Cesira la sœur aînée sait. Mais elle n’arrive pas à leur dire. Elle fuit leurs regards. Elle n’a pas les mots. Elle sait la fin proche de sa mère. On ne doit pas l’approcher, et l’on ne peut trouver de réconfort qu’en soi. Et on ne sait pas faire. Cela se soulève en elle, cela l’écrase, mais il n’y a pas de place pour une quelconque révolte. C’est ainsi. Son baluchon est préparé, elle n’a pas eu grand-chose à y mettre. Elle sait qu’elle part ce soir, qu’on lui a trouvé une place pour un travail, elle n’a compris ni où ni pour faire quoi. Elle pense qu’elle ne reverra pas sa mère. Il faut faire avec, lui a-t-on dit, alors elle essaye, avec les poings fermés qui pendent au bout de ses bras. C’est déjà un miracle que vous ne soyez pas malades lui a-t-on dit aussi, alors se réjouir de cela et s’accrocher à la rampe de la vie. Elle voudrait se raccrocher à des souvenirs, avant la maladie, quand ils tentaient d’être heureux… De son pays natal elle cherche à se souvenir, mais quand elle est partie elle n’avait que 8 ans et n’y est jamais retournée. Entre deux vêtements elle a glissé une photo de ses parents et elle, bébé, devant la maison de ses grands-parents maternels, morts eux aussi. Depuis quelques temps elle a compris également que dans cette vie, mieux vaut ne pas être trop sensible.
La dame au chignon bien serré avec ses quelques mèches blanches, s’approche d’Antoinette et de René et tente de leur dire ce qu’ils n’entendent pas. On va les conduire à la campagne dans un village de Haute-Loire ; leur maman ne peut pas s’occuper d’eux pour l’instant il faut qu’elle se soigne, et puis il ne faut pas que vous tombiez malades vous aussi. Vous resterez tous les deux jusqu’à ce que votre maman guérisse ; dans cette maison, c’est très joli vous verrez, il y a une rivière tout près et vous pourrez jouer avec d’autres enfants. Les pensées d’Antoinette se font plus sombres, elle serre dans sa main l’amas de miettes et court le jeter par la fenêtre. René s’enferme dans son mutisme, ramasse les pierres qui sont au sol et va se saisir de la main de sa sœur. Cesira apporte un petit sac où elle a rangé quelques vêtements pour chacun et serre sa sœur et son frère contre elle. Allons allons dit la dame au chignon, il nous faut partir, je viens avec vous dans le car, il ne faut pas le rater. Dites adieu à votre mère mais ne l’embrassez pas. Et allons, vite.

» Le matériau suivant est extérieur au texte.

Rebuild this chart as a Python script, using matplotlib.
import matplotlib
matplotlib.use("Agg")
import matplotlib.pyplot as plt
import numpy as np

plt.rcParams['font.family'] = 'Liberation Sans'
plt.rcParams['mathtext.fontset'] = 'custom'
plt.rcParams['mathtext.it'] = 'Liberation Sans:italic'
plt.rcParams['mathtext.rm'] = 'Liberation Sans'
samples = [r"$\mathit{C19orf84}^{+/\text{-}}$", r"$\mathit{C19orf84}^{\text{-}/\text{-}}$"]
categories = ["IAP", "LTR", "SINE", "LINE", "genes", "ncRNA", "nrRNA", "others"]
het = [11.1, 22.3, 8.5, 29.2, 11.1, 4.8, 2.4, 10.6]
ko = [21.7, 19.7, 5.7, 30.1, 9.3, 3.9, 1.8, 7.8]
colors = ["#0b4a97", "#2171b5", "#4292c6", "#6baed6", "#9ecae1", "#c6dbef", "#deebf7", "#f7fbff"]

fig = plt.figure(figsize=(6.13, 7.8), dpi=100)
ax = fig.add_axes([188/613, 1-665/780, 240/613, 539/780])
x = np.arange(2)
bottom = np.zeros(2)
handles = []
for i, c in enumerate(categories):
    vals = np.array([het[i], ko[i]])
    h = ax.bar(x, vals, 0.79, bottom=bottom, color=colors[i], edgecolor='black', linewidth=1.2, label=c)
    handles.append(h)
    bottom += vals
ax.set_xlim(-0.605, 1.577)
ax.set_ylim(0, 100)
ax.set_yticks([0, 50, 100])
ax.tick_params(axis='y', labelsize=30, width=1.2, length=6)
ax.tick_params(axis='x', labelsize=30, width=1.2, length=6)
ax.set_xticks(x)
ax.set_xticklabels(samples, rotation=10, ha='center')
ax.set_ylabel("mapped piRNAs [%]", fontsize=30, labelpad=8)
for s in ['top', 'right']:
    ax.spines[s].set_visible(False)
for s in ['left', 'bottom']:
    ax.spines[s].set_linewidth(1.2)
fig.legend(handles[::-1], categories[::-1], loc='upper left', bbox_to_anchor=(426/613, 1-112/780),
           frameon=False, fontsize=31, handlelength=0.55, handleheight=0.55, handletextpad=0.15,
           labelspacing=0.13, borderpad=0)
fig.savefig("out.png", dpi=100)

La mère, recluse au fond de la pièce dans un mauvais fauteuil, sent ses forces l’abandonner. Elle sait, elle a vu l’évolution de la maladie chez Antonio et n’a plus d’illusions sur son sort. Elle a fait ce qu’elle a pu pour ses enfants. Et elle ne les prendra pas entre ses bras, elle sait c’est pour leur bien ; elle murmure quelques mots d’encouragement mais une grande ombre la recouvre déjà. L’oubli refermera ses portes sous peu.